Radiological Science and Health Physics refers to the utilization of beneficial uses of radiation and the protection of humans and their environment from its harmful effects.
Space Radiation Protection
The space radiation environment poses risks to the health of crew and electronics involved in near-Earth and deep space missions. Galactic cosmic rays, Solar energetic particles, and trapped belt radiation are environments unlike any experienced on Earth, and as such require unique solutions for mitigating their effects. Research conducted by UTNE faculty focus on characterization of the space radiation environment through measurements both here on Earth and in space, radiation transport calculations, shielding and habitat design, and space weather forecasting.

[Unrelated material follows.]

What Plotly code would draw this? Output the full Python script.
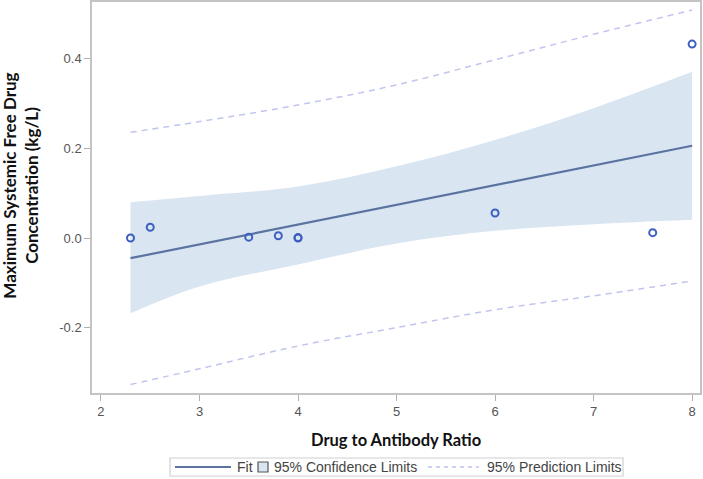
import plotly.graph_objects as go

# Observed data
dar = [2.3, 2.5, 3.5, 3.8, 4.0, 4.0, 6.0, 7.6, 8.0]
conc = [0.000, 0.024, 0.002, 0.005, 0.000, 0.001, 0.056, 0.012, 0.433]

# Fitted regression line (read at ends)
fit_x = [2.3, 8.0]
fit_y = [-0.045, 0.206]

# Band readings
band_x = [2.3, 3.0, 4.0, 5.0, 6.0, 7.0, 8.0]
ci_upper = [0.080, 0.094, 0.115, 0.160, 0.219, 0.290, 0.371]
ci_lower = [-0.168, -0.108, -0.059, -0.012, 0.016, 0.031, 0.041]
pi_upper = [0.236, 0.260, 0.297, 0.342, 0.398, 0.455, 0.509]
pi_lower = [-0.327, -0.292, -0.241, -0.200, -0.160, -0.129, -0.096]

x_ticks = [2, 3, 4, 5, 6, 7, 8]
y_ticks = [-0.2, 0.0, 0.2, 0.4]
y_ticktext = ["-0.2", "0.0", "0.2", "0.4"]

legend_labels = ["Fit", "95% Confidence Limits", "95% Prediction Limits"]

band_color = "#dae5f2"
fit_color = "#5b73a1"
pt_color = "#3d5fc0"
pi_color = "#c0c5ee"

W, H = 703, 479
ML, MR, MT, MB = 92, 3, 2, 86
PW, PH = W - ML - MR, H - MT - MB


def px(xp):
    return (xp - ML) / PW


def py(yp):
    return 1 - (yp - MT) / PH


fig = go.Figure()

fig.add_trace(go.Scatter(x=band_x, y=ci_lower, mode="lines", line=dict(width=0, color=band_color, shape="spline"),
                         showlegend=False, hoverinfo="skip"))
fig.add_trace(go.Scatter(x=band_x, y=ci_upper, mode="lines", line=dict(width=0, color=band_color, shape="spline"),
                         fill="tonexty", fillcolor=band_color, name=legend_labels[1], showlegend=False))
fig.add_trace(go.Scatter(x=band_x, y=pi_upper, mode="lines",
                         line=dict(width=1.5, color=pi_color, dash="6px,5px", shape="spline"),
                         name=legend_labels[2], showlegend=False))
fig.add_trace(go.Scatter(x=band_x, y=pi_lower, mode="lines",
                         line=dict(width=1.5, color=pi_color, dash="6px,5px", shape="spline"),
                         showlegend=False))
fig.add_trace(go.Scatter(x=fit_x, y=fit_y, mode="lines", line=dict(width=2.2, color=fit_color),
                         name=legend_labels[0], showlegend=False))
fig.add_trace(go.Scatter(x=dar, y=conc, mode="markers",
                         marker=dict(symbol="circle-open", size=7, color=pt_color, line=dict(width=2, color=pt_color)),
                         showlegend=False, cliponaxis=False))

axis_common = dict(showline=True, linecolor="#c4c4c4", linewidth=1.5, mirror=True,
                   showgrid=False, zeroline=False, ticks="outside", ticklen=6,
                   tickcolor="#b0b0b0", tickwidth=1.2,
                   tickfont=dict(family="Liberation Sans", size=13, color="#555555"))

fig.update_xaxes(range=[1.909, 8.08], tickvals=x_ticks, **axis_common)
fig.update_yaxes(range=[-0.346, 0.527], tickvals=y_ticks, ticktext=y_ticktext, **axis_common)

# Manual legend (box, samples, labels)
leg_top, leg_bot = 458, 476
leg_mid = (leg_top + leg_bot) / 2
shapes = [
    dict(type="rect", xref="paper", yref="paper", x0=px(170), x1=px(623), y0=py(leg_bot), y1=py(leg_top),
         line=dict(color="#d0d0d0", width=1.2), fillcolor="white", layer="above"),
    dict(type="line", xref="paper", yref="paper", x0=px(175), x1=px(231), y0=py(leg_mid), y1=py(leg_mid),
         line=dict(color=fit_color, width=2.2)),
    dict(type="rect", xref="paper", yref="paper", x0=px(258), x1=px(268), y0=py(leg_mid + 5), y1=py(leg_mid - 5),
         line=dict(color="#555555", width=1.2), fillcolor=band_color),
    dict(type="line", xref="paper", yref="paper", x0=px(428), x1=px(479), y0=py(leg_mid), y1=py(leg_mid),
         line=dict(color=pi_color, width=1.5, dash="4px,4px")),
]
leg_font = dict(family="Liberation Sans", size=14, color="#444444")
leg_annots = [
    dict(text=legend_labels[0], xref="paper", yref="paper", x=px(235), y=py(leg_mid), xanchor="left",
         yanchor="middle", showarrow=False, font=leg_font),
    dict(text=legend_labels[1], xref="paper", yref="paper", x=px(272), y=py(leg_mid), xanchor="left",
         yanchor="middle", showarrow=False, font=leg_font),
    dict(text=legend_labels[2], xref="paper", yref="paper", x=px(485), y=py(leg_mid), xanchor="left",
         yanchor="middle", showarrow=False, font=leg_font),
]

fig.update_layout(
    width=W, height=H,
    margin=dict(l=ML, r=MR, t=MT, b=MB, autoexpand=False),
    paper_bgcolor="white", plot_bgcolor="white",
    showlegend=False,
    shapes=shapes,
    annotations=[
        dict(text="Drug to Antibody Ratio", xref="paper", yref="paper", x=0.5, y=py(440),
             xanchor="center", yanchor="middle", showarrow=False,
             font=dict(family="Lato", size=16.5, color="#111111", weight="bold")),
        dict(text="Maximum Systemic Free Drug<br>Concentration (kg/L)", xref="paper", yref="paper",
             x=-0.117, y=0.53, xanchor="center", yanchor="middle", showarrow=False, textangle=-90,
             font=dict(family="Lato", size=17, color="#111111", weight="bold")),
    ] + leg_annots,
)

fig.write_html("out.html", config={"displayModeBar": False},
               post_script="document.body.style.margin='0';document.body.style.overflow='hidden';")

Short-lived and long-lived isotopes are used in a variety of applications, such nuclear batteries, radioisotope power sources, medical imaging, radiotherapy, and well logging. Many of these isotopes are in high demand and require new methods of production or implementation to meet that demand. Research conducted by UTNE faculty explores new and novel methods for producing medical isotopes used for radiotherapy, including novel methods of irradiation using accelerators and reactors, and improved methods for radiochemical separations.
Radiation Detection and Dosimetry
Improved methods of radiation detection to enable the accurate detection of low-level or hidden sources of radiation, as well as detection in high-level radiation fields, are critical needs for the advancement of detection technology. Those improved methods include the development of new detector materials, characterization of the responses of those materials, improved signal processing, and improved algorithms used for analysis. UTNE faculty are at the forefront of those research thrusts over a wide range of applications, including nuclear security, decommissioning, and health physics.
The Nuclear Space Science Consortium
The UT Nuclear Space Science Consortium is comprised of faculty from the Nuclear Engineering Department, the UT Space Institute, Electrical Engineering and Computer Science, Earth and Planetary Science, and the Civil Engineering Department. The primary focus is on the application of nuclear technology for missions in space, such as the development of nuclear thermal propulsion, radioisotope thermoelectric generators, surface reactors, characterization of the space radiation environment, radiation protection, and planetary geology. Other research interests include the monitoring of Earth from low-Earth and near-Earth orbit, radiation dosimetry, and design of instrumentation for deep space missions.